27 марта. Страстная пятница. Отплываем не раньше вечера, но на берег я не иду. Куда приятней наслаждаться знаменитым видом Столовой горы и славным старым городом с палубы парохода.
Любой, кому довелось плыть на транспортном судне на Средний Восток в то время, когда путь по Средиземному морю был закрыт, должен с благодарностью — кое-кто, думаю, и с нежностью — вспоминать гостеприимство Кейптауна. После недель плавания с зашторенными иллюминаторами по морю мы оказались в городе, который был залит светом, но еще больше поразило нас то, что, казалось, весь город вышел встречать нас, вдоль всего причала выстроились машины, готовые везти нас куда угодно. Помню, как всю ночь люди возвращались на корабль, кто-то пьяный, кто-то трезвый, но все счастливые, нагруженные (многие из них) виноградными гроздьями, просто иллюстрация к Ветхому Завету: разведчики, возвращающиеся к сынам израилевым в пустыне «с плодами земли обетованной, где течет молоко и мед»[251]. Предпочитаю, чтобы в памяти вставала, как живая, эта картина. Думаю, редкий народ на земле заслуживает того правительства, какое получает. Слишком много англичан возвысили сейчас голос, упрекая граждан Южно-Африканской Республики за то, что я присоединяюсь к их протесту.
Никаких религиозных церемоний перед отплытием. Вместо этого разрешили подняться на борт всем любопытствующим, каковые и толпились на пароходе весь день: дамы, разряженные так, словно съехались на Эскот[252], молодые люди, непонятно почему в шортах, многие с бородами, что, несомненно, выражало их республиканские симпатии.
Стюарды предусмотрительно убрали пепельницы и чайные ложечки подальше от любителей сувениров.

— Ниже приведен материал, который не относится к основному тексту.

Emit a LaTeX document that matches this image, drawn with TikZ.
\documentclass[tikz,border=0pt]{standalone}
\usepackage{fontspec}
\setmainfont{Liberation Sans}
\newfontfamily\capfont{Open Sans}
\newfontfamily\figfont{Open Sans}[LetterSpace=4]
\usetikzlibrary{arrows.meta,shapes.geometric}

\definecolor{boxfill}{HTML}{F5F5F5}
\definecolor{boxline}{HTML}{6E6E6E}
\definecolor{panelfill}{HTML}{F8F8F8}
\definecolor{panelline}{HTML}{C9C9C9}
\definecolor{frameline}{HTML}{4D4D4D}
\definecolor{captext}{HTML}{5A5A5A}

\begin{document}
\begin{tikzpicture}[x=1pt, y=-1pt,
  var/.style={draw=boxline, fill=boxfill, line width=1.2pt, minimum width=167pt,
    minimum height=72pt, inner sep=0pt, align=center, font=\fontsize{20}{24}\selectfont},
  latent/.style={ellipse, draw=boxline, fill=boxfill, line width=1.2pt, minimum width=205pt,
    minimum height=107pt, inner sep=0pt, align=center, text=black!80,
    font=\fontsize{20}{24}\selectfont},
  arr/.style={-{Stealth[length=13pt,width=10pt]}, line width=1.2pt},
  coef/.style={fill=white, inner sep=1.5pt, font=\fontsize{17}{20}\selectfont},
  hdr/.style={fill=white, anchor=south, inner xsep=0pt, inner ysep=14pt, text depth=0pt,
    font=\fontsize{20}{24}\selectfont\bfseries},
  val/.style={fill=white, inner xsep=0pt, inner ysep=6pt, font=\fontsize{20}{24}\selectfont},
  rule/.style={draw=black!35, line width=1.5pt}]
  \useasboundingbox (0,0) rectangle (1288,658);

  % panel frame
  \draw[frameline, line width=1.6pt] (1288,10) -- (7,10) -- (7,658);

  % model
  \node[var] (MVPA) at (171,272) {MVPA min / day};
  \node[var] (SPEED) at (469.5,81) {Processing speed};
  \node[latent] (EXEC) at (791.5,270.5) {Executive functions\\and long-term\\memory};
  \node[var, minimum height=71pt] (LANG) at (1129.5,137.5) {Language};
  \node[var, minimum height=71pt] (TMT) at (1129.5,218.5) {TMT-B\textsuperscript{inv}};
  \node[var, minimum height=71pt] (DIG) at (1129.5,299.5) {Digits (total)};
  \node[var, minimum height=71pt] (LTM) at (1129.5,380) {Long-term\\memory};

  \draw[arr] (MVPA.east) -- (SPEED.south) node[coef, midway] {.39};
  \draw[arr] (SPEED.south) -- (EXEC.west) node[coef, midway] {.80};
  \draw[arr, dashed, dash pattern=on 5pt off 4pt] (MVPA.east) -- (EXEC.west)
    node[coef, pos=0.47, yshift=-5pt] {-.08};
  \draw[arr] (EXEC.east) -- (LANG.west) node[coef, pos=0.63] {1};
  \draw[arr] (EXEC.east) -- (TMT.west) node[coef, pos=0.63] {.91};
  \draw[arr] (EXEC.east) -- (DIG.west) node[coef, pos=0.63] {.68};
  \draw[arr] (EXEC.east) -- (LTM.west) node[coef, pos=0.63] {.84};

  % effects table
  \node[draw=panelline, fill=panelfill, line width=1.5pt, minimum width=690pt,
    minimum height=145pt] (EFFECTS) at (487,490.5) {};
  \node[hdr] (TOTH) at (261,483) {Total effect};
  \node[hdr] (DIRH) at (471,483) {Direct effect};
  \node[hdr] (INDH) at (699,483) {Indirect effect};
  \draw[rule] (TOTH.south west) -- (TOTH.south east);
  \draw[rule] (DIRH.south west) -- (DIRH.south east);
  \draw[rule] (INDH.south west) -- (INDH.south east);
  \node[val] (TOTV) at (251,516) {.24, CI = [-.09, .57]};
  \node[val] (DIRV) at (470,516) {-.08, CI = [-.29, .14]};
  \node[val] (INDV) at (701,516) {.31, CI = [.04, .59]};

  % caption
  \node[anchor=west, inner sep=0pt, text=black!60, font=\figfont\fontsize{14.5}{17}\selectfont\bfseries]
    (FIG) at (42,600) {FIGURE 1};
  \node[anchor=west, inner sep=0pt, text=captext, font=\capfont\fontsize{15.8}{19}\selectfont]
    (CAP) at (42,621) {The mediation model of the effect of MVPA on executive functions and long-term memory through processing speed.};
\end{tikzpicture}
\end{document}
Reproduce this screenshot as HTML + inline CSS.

«Пенденнис» — пароход, который заслуживает того, чтобы прийти на него с экскурсией; это флагманское судно компании, и оно совершает всего второй рейс. Когда любопытные сошли на берег, я на досуге обследовал его: вместительный корабль, превосходно спроектированный и великолепно отделанный, укомплектованный более опытными стюардами в отличие от «Родезии», где обслуживающий персонал состоял, в основном, из молодежи.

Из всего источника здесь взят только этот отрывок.